Your goal. Among the entries below, find the line with "What matplotlib code", then quote it and each following line up to and including the line with "ax.set_yticklabels([str(t) for t in yticks])", and nothing else.
= = = = = = =
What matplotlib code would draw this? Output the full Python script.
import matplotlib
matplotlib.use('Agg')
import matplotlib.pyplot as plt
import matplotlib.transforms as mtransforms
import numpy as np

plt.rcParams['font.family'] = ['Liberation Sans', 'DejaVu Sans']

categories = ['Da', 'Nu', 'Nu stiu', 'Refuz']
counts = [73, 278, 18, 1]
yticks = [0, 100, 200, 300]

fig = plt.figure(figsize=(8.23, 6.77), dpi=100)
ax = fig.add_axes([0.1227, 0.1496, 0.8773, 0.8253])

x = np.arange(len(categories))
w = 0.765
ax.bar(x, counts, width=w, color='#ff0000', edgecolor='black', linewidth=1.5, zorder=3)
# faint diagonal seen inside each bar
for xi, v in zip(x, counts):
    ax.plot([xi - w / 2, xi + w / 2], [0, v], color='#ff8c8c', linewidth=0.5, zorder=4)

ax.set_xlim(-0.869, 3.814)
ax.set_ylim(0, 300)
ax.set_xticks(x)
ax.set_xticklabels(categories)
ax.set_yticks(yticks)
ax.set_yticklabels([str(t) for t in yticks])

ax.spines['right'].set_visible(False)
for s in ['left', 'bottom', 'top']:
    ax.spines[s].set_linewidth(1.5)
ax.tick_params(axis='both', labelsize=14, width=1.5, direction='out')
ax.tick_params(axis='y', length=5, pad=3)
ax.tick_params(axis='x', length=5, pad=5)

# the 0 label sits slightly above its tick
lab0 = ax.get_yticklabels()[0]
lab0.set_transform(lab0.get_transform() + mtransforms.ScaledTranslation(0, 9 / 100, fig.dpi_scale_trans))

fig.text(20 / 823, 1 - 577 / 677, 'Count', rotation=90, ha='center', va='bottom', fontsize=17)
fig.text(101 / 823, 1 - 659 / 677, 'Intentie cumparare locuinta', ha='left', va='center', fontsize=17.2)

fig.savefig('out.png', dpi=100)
= = = = = = =
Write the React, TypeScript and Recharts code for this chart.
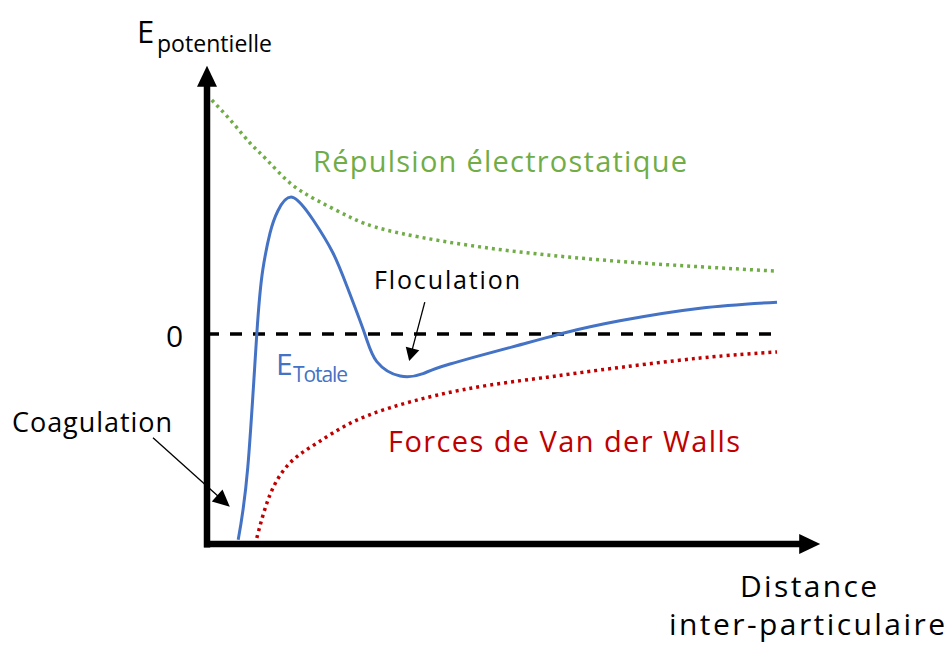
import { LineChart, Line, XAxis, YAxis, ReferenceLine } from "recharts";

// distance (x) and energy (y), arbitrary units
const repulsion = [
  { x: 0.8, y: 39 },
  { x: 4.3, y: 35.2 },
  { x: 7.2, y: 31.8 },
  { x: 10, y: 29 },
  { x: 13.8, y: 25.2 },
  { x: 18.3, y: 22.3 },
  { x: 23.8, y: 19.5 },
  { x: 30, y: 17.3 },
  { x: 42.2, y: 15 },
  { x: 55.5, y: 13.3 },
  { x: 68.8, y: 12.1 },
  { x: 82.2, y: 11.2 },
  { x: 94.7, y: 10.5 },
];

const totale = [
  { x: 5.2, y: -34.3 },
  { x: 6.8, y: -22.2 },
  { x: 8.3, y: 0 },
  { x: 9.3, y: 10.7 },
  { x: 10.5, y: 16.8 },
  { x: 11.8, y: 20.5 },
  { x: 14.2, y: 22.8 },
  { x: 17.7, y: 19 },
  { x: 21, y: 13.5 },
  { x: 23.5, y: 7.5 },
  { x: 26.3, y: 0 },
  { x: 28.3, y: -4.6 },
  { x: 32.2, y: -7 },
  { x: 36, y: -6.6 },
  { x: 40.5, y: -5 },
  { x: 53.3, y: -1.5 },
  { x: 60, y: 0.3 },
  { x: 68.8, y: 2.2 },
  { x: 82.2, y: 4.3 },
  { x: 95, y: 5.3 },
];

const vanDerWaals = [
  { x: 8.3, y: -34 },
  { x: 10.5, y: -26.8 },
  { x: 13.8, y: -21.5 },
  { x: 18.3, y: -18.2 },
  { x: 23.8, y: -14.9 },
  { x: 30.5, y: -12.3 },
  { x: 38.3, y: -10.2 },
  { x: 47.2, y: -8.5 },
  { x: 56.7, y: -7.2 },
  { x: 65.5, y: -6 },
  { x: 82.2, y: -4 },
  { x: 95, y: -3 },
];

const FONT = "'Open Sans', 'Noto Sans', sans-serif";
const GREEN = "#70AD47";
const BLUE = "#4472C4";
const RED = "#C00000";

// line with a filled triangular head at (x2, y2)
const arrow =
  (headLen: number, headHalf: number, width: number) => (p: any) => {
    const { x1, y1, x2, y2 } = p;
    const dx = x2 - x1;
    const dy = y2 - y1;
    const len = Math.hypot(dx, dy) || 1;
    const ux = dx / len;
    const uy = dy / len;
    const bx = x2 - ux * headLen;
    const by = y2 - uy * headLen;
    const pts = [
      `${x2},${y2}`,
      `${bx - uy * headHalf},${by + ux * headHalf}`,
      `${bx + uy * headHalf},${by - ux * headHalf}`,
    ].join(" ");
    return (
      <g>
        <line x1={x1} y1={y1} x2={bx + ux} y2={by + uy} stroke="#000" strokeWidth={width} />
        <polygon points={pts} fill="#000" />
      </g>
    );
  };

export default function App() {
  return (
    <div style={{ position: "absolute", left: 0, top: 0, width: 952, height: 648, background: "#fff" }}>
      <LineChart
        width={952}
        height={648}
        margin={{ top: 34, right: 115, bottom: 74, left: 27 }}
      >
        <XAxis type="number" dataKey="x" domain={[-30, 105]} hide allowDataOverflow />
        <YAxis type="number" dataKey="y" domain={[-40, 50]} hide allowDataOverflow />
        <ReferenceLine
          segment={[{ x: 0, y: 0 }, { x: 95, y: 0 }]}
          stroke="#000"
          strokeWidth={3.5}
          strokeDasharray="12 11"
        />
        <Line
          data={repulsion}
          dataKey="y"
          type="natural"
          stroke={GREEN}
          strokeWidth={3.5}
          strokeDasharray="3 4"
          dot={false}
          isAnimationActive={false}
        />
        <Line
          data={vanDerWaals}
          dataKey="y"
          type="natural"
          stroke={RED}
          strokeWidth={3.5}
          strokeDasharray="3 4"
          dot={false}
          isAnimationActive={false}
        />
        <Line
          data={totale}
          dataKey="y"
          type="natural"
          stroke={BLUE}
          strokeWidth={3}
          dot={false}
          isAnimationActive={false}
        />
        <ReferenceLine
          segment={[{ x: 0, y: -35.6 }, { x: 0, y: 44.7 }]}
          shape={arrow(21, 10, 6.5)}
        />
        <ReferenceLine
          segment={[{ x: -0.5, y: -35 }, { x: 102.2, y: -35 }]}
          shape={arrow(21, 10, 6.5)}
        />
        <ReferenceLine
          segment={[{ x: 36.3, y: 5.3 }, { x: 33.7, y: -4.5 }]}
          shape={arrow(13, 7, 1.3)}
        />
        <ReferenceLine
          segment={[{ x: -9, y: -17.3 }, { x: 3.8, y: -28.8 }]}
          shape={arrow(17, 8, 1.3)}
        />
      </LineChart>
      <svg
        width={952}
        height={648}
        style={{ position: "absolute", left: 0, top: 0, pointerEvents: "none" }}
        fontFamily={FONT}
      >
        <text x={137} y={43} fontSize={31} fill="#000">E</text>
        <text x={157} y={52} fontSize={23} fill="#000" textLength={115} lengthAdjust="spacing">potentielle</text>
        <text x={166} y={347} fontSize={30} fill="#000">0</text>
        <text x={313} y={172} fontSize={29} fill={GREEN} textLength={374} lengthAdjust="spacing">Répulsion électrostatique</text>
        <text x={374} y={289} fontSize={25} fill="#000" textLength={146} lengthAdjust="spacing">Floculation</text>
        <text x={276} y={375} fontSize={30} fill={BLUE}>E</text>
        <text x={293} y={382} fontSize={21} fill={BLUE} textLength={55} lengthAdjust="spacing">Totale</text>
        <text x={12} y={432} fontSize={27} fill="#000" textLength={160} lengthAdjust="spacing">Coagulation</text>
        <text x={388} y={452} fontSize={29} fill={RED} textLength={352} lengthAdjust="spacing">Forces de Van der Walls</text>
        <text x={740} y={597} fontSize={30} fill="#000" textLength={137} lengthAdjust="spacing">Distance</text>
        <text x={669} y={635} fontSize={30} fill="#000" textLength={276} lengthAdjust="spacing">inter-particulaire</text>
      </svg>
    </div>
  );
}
= = = = = = =
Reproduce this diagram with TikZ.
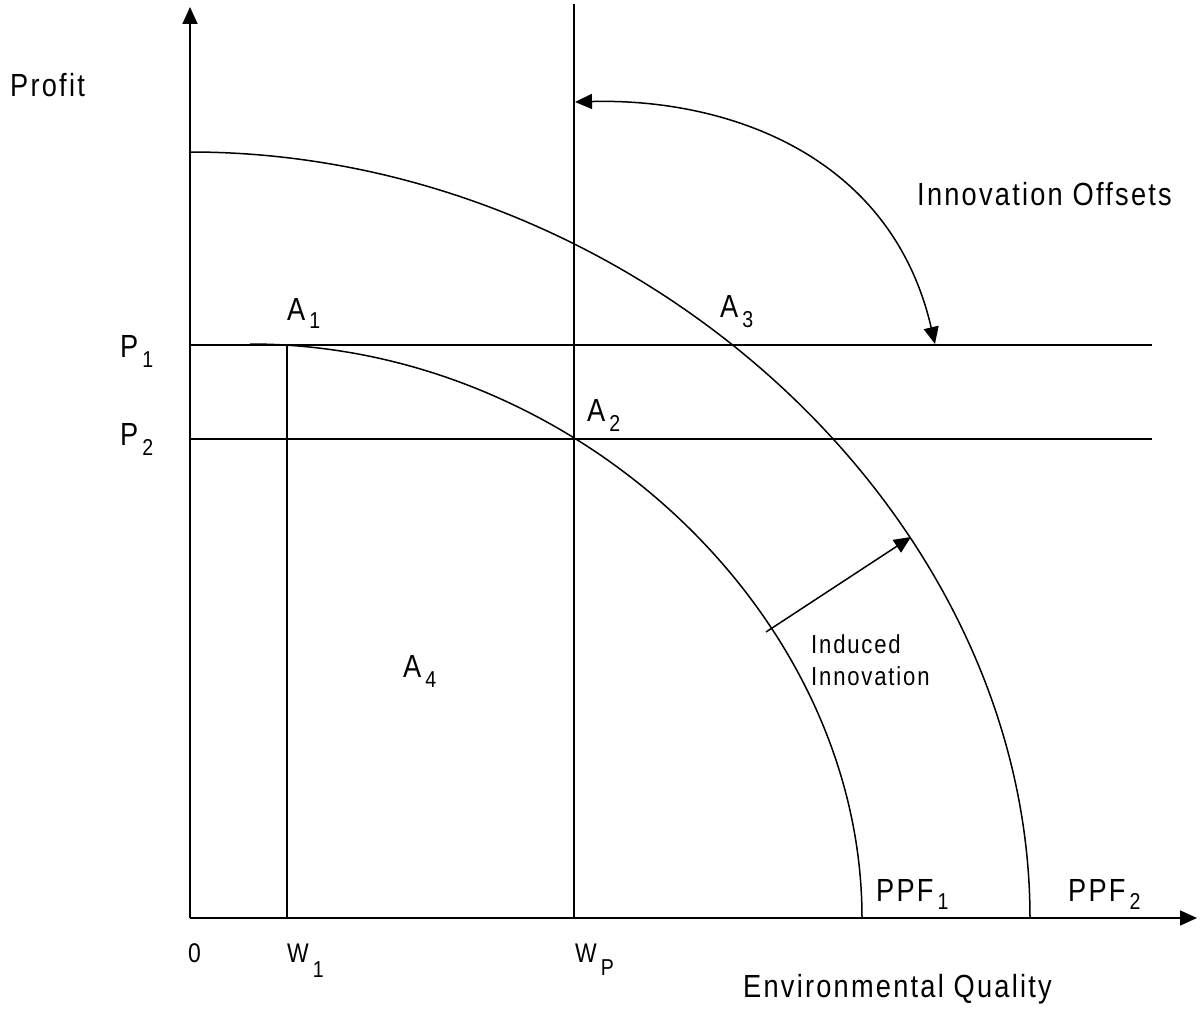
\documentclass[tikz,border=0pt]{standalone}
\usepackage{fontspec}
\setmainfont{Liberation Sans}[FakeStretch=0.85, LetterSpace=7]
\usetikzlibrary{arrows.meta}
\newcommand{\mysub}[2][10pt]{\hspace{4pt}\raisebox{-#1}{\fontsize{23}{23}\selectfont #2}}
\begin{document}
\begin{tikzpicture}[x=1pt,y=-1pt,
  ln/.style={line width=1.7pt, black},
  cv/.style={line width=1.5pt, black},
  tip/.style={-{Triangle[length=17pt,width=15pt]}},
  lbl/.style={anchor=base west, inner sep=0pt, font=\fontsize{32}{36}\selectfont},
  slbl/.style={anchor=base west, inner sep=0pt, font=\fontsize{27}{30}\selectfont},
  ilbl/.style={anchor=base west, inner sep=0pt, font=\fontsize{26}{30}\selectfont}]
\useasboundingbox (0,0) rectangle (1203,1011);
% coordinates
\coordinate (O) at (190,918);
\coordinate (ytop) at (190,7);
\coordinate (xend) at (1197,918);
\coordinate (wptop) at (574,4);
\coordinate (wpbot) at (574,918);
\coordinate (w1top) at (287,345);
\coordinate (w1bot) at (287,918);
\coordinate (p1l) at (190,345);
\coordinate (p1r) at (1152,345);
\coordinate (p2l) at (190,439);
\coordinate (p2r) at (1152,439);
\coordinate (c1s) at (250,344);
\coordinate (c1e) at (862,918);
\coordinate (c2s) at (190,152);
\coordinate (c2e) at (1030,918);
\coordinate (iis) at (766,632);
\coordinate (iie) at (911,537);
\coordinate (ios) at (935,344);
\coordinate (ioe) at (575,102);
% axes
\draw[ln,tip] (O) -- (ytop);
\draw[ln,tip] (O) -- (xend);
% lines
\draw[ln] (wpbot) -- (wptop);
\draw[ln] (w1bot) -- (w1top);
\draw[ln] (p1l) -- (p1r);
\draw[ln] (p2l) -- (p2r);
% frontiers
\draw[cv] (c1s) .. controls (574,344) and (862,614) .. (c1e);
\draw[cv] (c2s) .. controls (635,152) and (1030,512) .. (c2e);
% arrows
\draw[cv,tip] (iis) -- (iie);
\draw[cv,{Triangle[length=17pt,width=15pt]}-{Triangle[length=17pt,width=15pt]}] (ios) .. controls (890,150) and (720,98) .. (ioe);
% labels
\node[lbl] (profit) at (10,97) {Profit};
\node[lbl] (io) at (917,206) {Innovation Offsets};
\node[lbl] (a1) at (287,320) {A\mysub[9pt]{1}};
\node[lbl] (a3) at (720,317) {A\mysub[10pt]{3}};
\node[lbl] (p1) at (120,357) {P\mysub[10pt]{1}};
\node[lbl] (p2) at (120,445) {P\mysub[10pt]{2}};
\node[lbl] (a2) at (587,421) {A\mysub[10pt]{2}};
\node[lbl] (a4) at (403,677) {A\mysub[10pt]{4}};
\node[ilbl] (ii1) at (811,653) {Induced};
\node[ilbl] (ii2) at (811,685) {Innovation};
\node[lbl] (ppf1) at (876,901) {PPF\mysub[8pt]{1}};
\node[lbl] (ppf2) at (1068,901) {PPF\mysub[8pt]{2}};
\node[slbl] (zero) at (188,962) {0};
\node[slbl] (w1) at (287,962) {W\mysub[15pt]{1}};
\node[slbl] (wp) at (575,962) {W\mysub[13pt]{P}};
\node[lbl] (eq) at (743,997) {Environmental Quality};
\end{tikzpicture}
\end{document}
= = = = = = =
Result of the task.
What matplotlib code would draw this? Output the full Python script.
import matplotlib
matplotlib.use('Agg')
import matplotlib.pyplot as plt
import matplotlib.transforms as mtransforms
import numpy as np

plt.rcParams['font.family'] = ['Liberation Sans', 'DejaVu Sans']

categories = ['Da', 'Nu', 'Nu stiu', 'Refuz']
counts = [73, 278, 18, 1]
yticks = [0, 100, 200, 300]

fig = plt.figure(figsize=(8.23, 6.77), dpi=100)
ax = fig.add_axes([0.1227, 0.1496, 0.8773, 0.8253])

x = np.arange(len(categories))
w = 0.765
ax.bar(x, counts, width=w, color='#ff0000', edgecolor='black', linewidth=1.5, zorder=3)
# faint diagonal seen inside each bar
for xi, v in zip(x, counts):
    ax.plot([xi - w / 2, xi + w / 2], [0, v], color='#ff8c8c', linewidth=0.5, zorder=4)

ax.set_xlim(-0.869, 3.814)
ax.set_ylim(0, 300)
ax.set_xticks(x)
ax.set_xticklabels(categories)
ax.set_yticks(yticks)
ax.set_yticklabels([str(t) for t in yticks])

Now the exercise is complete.